- DIRECTIONS -
Starting with the first line of the data below, copy each line up to and including the one containing "plt.rcParams['hatch.linewidth'] = 0.6". Pictures stay out.

_____

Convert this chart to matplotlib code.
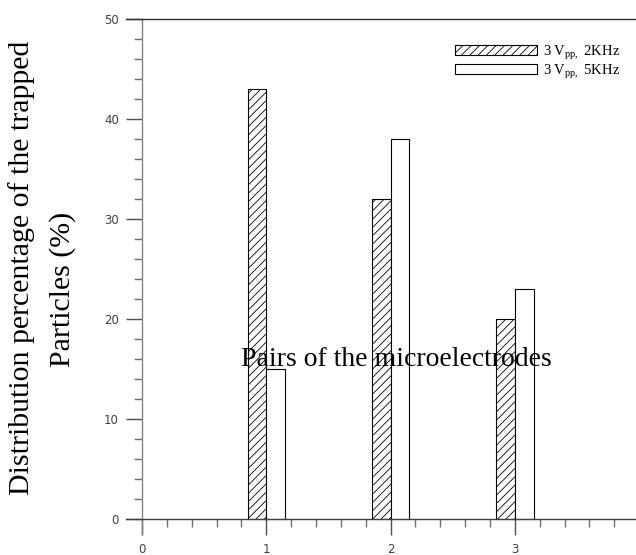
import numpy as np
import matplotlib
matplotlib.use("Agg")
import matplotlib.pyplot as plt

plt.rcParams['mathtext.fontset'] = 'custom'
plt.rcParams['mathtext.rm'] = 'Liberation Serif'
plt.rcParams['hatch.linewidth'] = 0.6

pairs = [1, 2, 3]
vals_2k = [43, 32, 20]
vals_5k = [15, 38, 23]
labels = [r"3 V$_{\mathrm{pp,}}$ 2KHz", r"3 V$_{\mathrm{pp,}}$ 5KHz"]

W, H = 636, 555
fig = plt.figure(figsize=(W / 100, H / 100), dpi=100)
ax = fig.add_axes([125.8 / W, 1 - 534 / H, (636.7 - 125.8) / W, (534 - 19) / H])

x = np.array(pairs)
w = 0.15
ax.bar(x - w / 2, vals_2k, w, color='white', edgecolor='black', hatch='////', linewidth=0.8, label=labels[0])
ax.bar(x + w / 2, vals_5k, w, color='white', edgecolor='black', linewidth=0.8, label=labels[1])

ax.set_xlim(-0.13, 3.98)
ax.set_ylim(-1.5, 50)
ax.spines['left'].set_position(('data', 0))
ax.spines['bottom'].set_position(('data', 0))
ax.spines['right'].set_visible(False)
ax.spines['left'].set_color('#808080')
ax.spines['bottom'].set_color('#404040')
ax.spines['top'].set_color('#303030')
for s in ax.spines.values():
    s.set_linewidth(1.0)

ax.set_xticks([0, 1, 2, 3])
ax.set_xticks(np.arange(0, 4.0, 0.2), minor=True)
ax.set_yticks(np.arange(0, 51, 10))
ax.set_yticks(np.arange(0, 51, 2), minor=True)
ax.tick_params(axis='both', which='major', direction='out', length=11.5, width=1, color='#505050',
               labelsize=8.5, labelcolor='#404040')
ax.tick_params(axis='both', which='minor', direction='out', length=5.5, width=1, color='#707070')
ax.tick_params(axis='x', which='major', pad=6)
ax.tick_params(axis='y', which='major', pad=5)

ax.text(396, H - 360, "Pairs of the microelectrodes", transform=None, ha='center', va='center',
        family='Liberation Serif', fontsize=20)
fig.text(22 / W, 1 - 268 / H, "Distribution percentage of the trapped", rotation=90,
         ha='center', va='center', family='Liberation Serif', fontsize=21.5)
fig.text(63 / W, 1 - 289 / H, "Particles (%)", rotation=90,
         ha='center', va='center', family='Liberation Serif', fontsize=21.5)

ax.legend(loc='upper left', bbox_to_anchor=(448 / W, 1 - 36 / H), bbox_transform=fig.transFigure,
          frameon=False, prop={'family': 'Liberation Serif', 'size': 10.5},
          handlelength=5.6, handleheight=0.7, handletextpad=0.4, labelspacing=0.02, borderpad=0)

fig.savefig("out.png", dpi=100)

_____

- FINAL RESULT -
Convert this chart to matplotlib code.
import numpy as np
import matplotlib
matplotlib.use("Agg")
import matplotlib.pyplot as plt

plt.rcParams['mathtext.fontset'] = 'custom'
plt.rcParams['mathtext.rm'] = 'Liberation Serif'
plt.rcParams['hatch.linewidth'] = 0.6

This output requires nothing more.